The rule will impact the harvest of lake trout and whitefish by commercial, tribal and recreational anglers. The rule will alter harvest allocations for lake trout in a more equitable manner, as well as whitefish season dates and gear specifications in ways that may provide additional harvest opportunities. The proposed rule would affect small businesses that conduct commercial fishing. Any changes to reporting requirements for commercial and recreational fishing businesses as a result of these rules will be minor in nature.
This rule may affect recreational anglers, but the exact impacts are difficult to predict. Recreational anglers and charter license holders will likely be minimally affected because they utilize a diverse fishery that includes lake trout, whitefish, cisco and other salmonids such as brown trout, splake and coho salmon. Hook and line bag limits and season dates for these species will not change with the new rules, and trolling regulations will also remain the same.

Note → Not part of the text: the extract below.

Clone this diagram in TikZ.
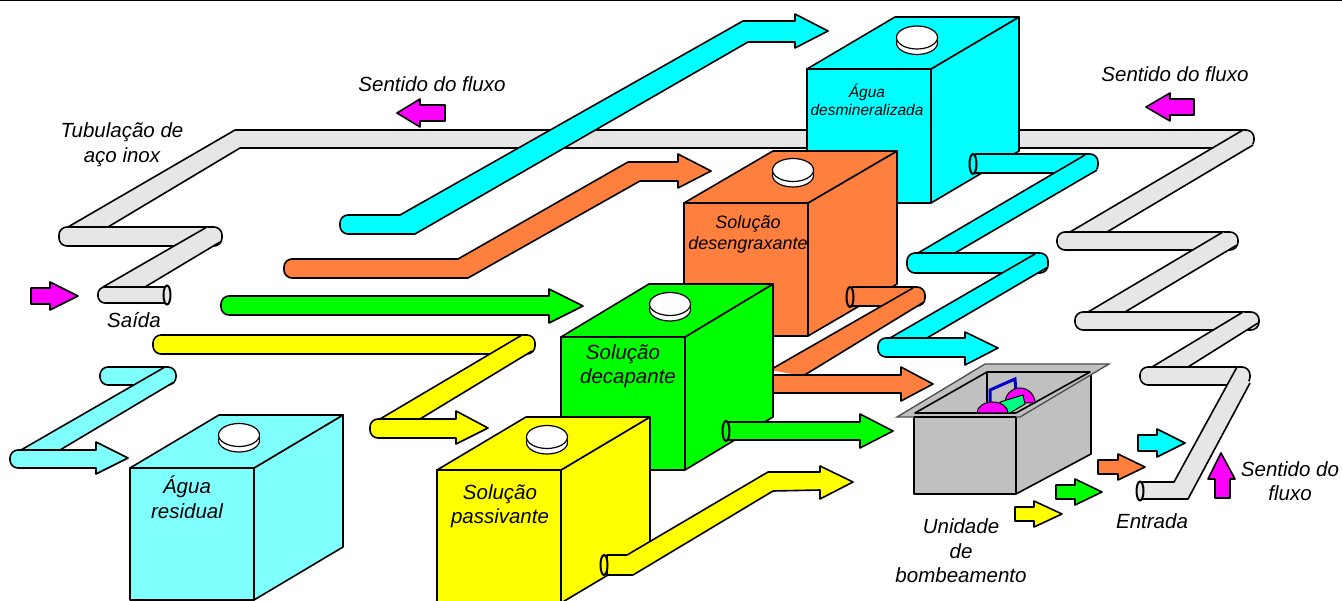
\documentclass[tikz,border=0pt]{standalone}
\usepackage{fontspec}
\setmainfont{Liberation Sans}
\definecolor{cCyan}{HTML}{00FFFF}
\definecolor{cLight}{HTML}{80FFFF}
\definecolor{cOrange}{HTML}{FF7F3F}
\definecolor{cGreen}{HTML}{00FF00}
\definecolor{cYellow}{HTML}{FFFF00}
\definecolor{cGray}{HTML}{E6E6E6}
\definecolor{cBox}{HTML}{C0C0C0}
\definecolor{cMag}{HTML}{FF00FF}
\definecolor{cTeal}{HTML}{00FF80}
\tikzset{
  edge/.style={draw=black,line width=1.6pt,line join=round},
  lab/.style={align=center,inner sep=0pt,font=\itshape\fontsize{20.5}{24.5}\selectfont},
  labm/.style={align=center,inner sep=0pt,font=\itshape\fontsize{18}{21.5}\selectfont},
  labs/.style={align=center,inner sep=0pt,font=\itshape\fontsize{15.5}{18.5}\selectfont},
}
% horizontal capsule
\newcommand\hcap[5]{\draw[edge,fill=#1,rounded corners=8pt] (#2,#4) rectangle (#3,#5);}
% diagonal: upper edge a-b, lower edge c-d
\newcommand\diag[5]{\fill[#1] #2--#3--#5--#4--cycle; \draw[edge] #2--#3 #4--#5;}
% straight block arrow: colour, tail x, head x, tip x, centre y, shaft half, head half
\newcommand\flow[7]{\draw[edge,fill=#1] (#2,#5-#6)--(#3,#5-#6)--(#3,#5-#7)--(#4,#5)--(#3,#5+#7)--(#3,#5+#6)--(#2,#5+#6)--cycle;}
% tank: colour, xl, xr, ytop, ybot, dx, dy
\newcommand\tank[7]{%
  \draw[edge,fill=#1] (#2,#4) rectangle (#3,#5);
  \draw[edge,fill=#1] (#3,#4)--(#3+#6,#4-#7)--(#3+#6,#5-#7)--(#3,#5)--cycle;
  \draw[edge,fill=#1] (#2,#4)--(#2+#6,#4-#7)--(#3+#6,#4-#7)--(#3,#4)--cycle;}
\newcommand\lid[2]{%
  \draw[line width=1.2pt,fill=white] (#1,#2+5.5) ellipse [x radius=20.5,y radius=11.5];
  \draw[line width=1.2pt,fill=white] (#1,#2) ellipse [x radius=20.5,y radius=11.5];}
\newcommand\pipeend[4]{\draw[line width=2pt,fill=#1] (#2,#3) ellipse [x radius=3.5,y radius=#4];}
\begin{document}
\begin{tikzpicture}[x=1pt,y=-1pt]
\useasboundingbox (0,0) rectangle (1342,601);
\clip (0,0) rectangle (1342,601);
\fill[white] (0,0) rectangle (1342,601);
\draw[black,line width=2pt] (0,0.5)--(1342,0.5);

% ---- stainless steel line, back of everything
\draw[edge,fill=cGray] (68,227)--(235,130)--(1244,130) [rounded corners=8pt] --(1254,130)--(1254,148)[sharp corners]--(240,148)--(108,227);
\hcap{cGray}{59}{222}{227}{246}
\diag{cGray}{(207,227)}{(103,287)}{(220,242)}{(145,287)}
\draw[edge,fill=cGray,rounded corners=7pt] (168,287)--(98,287)--(98,303)--(168,303);
\pipeend{cGray}{167}{295}{9.5}
\diag{cGray}{(1243,130)}{(1070,232)}{(1253,145)}{(1107,232)}
\hcap{cGray}{1057}{1238}{232}{250}
\diag{cGray}{(1223,232)}{(1088,312)}{(1237,245)}{(1125,312)}
\hcap{cGray}{1075}{1259}{312}{330}
\diag{cGray}{(1243,312)}{(1152,367)}{(1258,323)}{(1188,367)}
\hcap{cGray}{1140}{1250}{367}{385}
\fill[cGray] (1237,367)--(1250,383)--(1188,499)--(1140,499)--(1140,482)--(1174,482)--cycle;
\draw[edge] (1237,367)--(1174,482)--(1142,482);
\draw[edge] (1250,383)--(1188,499)--(1142,499);
\pipeend{cGray}{1140}{491}{9.5}

% ---- delivery lines toward the tanks
\draw[edge,fill=cCyan] (828,31)--(795,48)--(795,42)--(748,42)--(415,234)--(348,234)[rounded corners=8pt]--(340,234)--(340,215)[sharp corners]--(400,215)--(743,21)--(795,21)--(795,14)--cycle;
\draw[edge,fill=cOrange] (711,171)--(678,188)--(678,181)--(640,181)--(468,278)--(292,278)[rounded corners=8pt]--(284,278)--(284,259)[sharp corners]--(458,259)--(628,162)--(678,162)--(678,154)--cycle;

% ---- demineralised water tank
\tank{cCyan}{807}{931}{69}{203}{88}{52}
\lid{917}{37.5}
\node[labs] (agua1) at (867,100) {Água\\desmineralizada};
\draw[edge,fill=cCyan,rounded corners=8pt] (975,154)--(1098,154)--(1098,173)--(975,173);
\pipeend{cCyan}{973}{164}{10}
\diag{cCyan}{(1085,155)}{(918,253)}{(1097,170)}{(955,253)}
\hcap{cCyan}{907}{1048}{253}{273}
\diag{cCyan}{(1035,254)}{(890,338)}{(1048,267)}{(927,338)}
\draw[edge,fill=cCyan] (998,348)--(965,365)--(965,357)--(886,357)[rounded corners=8pt]--(878,357)--(878,338)[sharp corners]--(965,338)--(965,332)--cycle;

% ---- degreasing tank
\tank{cOrange}{684}{808}{203}{336}{89}{52}
\lid{793}{170}
\node[labm] (orange1) at (748,234.5) {Solução\\desengraxante};
\draw[edge,fill=cOrange,rounded corners=8pt] (852,287)--(925,287)--(925,306)--(852,306);
\pipeend{cOrange}{850}{297}{10}
\diag{cOrange}{(913,288)}{(770,370)}{(924,302)}{(803,376)}
\flow{cOrange}{770}{901}{933}{384}{9}{17}

% ---- pickling line and tank
\draw[edge,fill=cGreen] (583,306)--(549,323)--(549,315)--(229,315)[rounded corners=8pt]--(221,315)--(221,296)[sharp corners]--(549,296)--(549,289)--cycle;
\hcap{cYellow}{153}{535}{335}{354}
\diag{cYellow}{(522,335)}{(380,419)}{(532,351)}{(420,419)}
\draw[edge,fill=cYellow] (488,428)--(456,444)--(456,438)--(378,438)[rounded corners=8pt]--(370,438)--(370,419)[sharp corners]--(456,419)--(456,411)--cycle;
\tank{cGreen}{561}{685}{337}{470}{88}{53}
\lid{670}{304}
\node[lab] (green1a) at (623,354) {Solução};
\node[lab] (green1b) at (628,378) {decapante};
\flow{cGreen}{728}{860}{893}{431}{9}{17}
\pipeend{cGreen}{726}{431}{10}

% ---- passivating tank
\tank{cYellow}{437}{561}{470}{603}{89}{53}
\lid{547}{437}
\node[lab] (yellow1) at (500,506) {Solução\\passivante};
\draw[edge,fill=cYellow] (853,482)--(820,499)--(820,490)--(773,491)--(633,575)--(607,575)--(607,555)--(627,555)--(768,472)--(820,472)--(820,466)--cycle;
\pipeend{cYellow}{604}{565}{10}

% ---- residual water tank
\hcap{cLight}{100}{176}{367}{385}
\diag{cLight}{(165,367)}{(21,450)}{(174,382)}{(60,450)}
\draw[edge,fill=cLight] (128,458)--(96,474)--(96,468)--(18,468)[rounded corners=8pt]--(10,468)--(10,450)[sharp corners]--(96,450)--(96,442)--cycle;
\tank{cLight}{130}{254}{468}{600}{89}{53}
\lid{239}{435}
\node[lab] (water1) at (187,497) {Água\\residual};

% ---- pump unit
\draw[edge,fill=cBox] (914,417) rectangle (1016,494);
\draw[edge,fill=cBox] (1016,417)--(1091,372)--(1091,454)--(1016,494)--cycle;
\draw[draw=black!70,line width=1.3pt,fill=cBox] (897,417)--(985,364)--(1109,364)--(1020,417)--cycle;
\draw[edge,fill=cBox] (915,413)--(987,372)--(1090,372)--(1016,413)--cycle;
\draw[black,line width=1.6pt] (987,372)--(987,402);
\draw[blue!80!black,line width=3pt] (990,403)--(990,390)--(1015,379)--(1016,392);
\draw[black,line width=1pt,fill=cMag] (1005,403) arc [start angle=180,end angle=360,x radius=15,y radius=15] -- cycle;
\draw[black,line width=1pt,fill=cTeal] (1000,402)--(1023,395)--(1025,404)--(1010,413)--(1006,413)--cycle;
\draw[black,line width=1pt,fill=cMag] (977,413) arc [start angle=180,end angle=360,x radius=15.5,y radius=11] -- cycle;
\draw[black,line width=2pt] (914,417)--(1016,417);

% ---- small flow arrows
\flow{cMag}{31}{50}{78}{296}{8}{14}
\flow{cMag}{445}{420}{397}{113}{8}{14}
\flow{cMag}{1194}{1170}{1146}{107}{8}{14}
\draw[edge,fill=cMag] (1215,498)--(1215,479)--(1208,479)--(1221,453)--(1235,479)--(1230,479)--(1230,498)--cycle;
\flow{cCyan}{1138}{1157}{1185}{443}{8}{14}
\flow{cOrange}{1098}{1118}{1145}{467}{7}{13}
\flow{cGreen}{1056}{1075}{1102}{492}{7}{13}
\flow{cYellow}{1015}{1034}{1062}{514}{7}{13}

% ---- labels
\node[lab] (tflux1) at (432,84) {Sentido do fluxo};
\node[lab] (tflux2) at (1175,74) {Sentido do fluxo};
\node[lab] (tflux3) at (1290,481) {Sentido do\\fluxo};
\node[lab] (tinox) at (122,144.5) {Tubulação de\\aço inox};
\node[lab] (tsaida) at (134,320) {Saída};
\node[lab] (tentrada) at (1152,521) {Entrada};
\node[lab] (tunidade) at (961,551) {Unidade\\de\\bombeamento};
\end{tikzpicture}
\end{document}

10. Effect on Small Business (initial regulatory flexibility analysis):
The items proposed in this rule may result in implementation or compliance costs relating to net marking and reporting. Certain new requirements apply to the placement and marking of nets in waters of Lake Superior that aim to standardize regulations between the state and the tribes, which may require some adjustments in gear use by state commercial fishers. A minor update to electronic fish harvest reporting system rules also removes the requirement for commercial fishers to print and sign any biweekly reports that the system generates for that commercial operation. An estimate of the cost for each business is not known at this time, but the impact is expected to be minimal, if any.
When assessing the effects of the rule on state commercial fishers, the changes to harvest allocations and seasons are likely to result in minimal economic impacts. The average dockside value for all species harvested by state commercial fishers from 2015 - 2017 is approximately $1.08 million. Total allowable catch for lake trout by state commercial fishers will increase by 440 fish in WI-2 and decrease by 430 fish in WI-1, resulting in a similar annual total dockside value for future catches as under previous rules. Due to the minimal changes in total allowable catch for lean lake trout and no changes for cisco (lake herring) or whitefish, the annual dockside value for commercially harvested fish in Lake Superior is not expected to deviate significantly from the current value as a result of these rules.
The rule does not allow for the potential to establish a reduced fine for small businesses, nor does it establish “alternative enforcement mechanisms” for “minor violations” of administrative rules made by small businesses. Public utility rate payers and local governmental units will not be affected by the rule.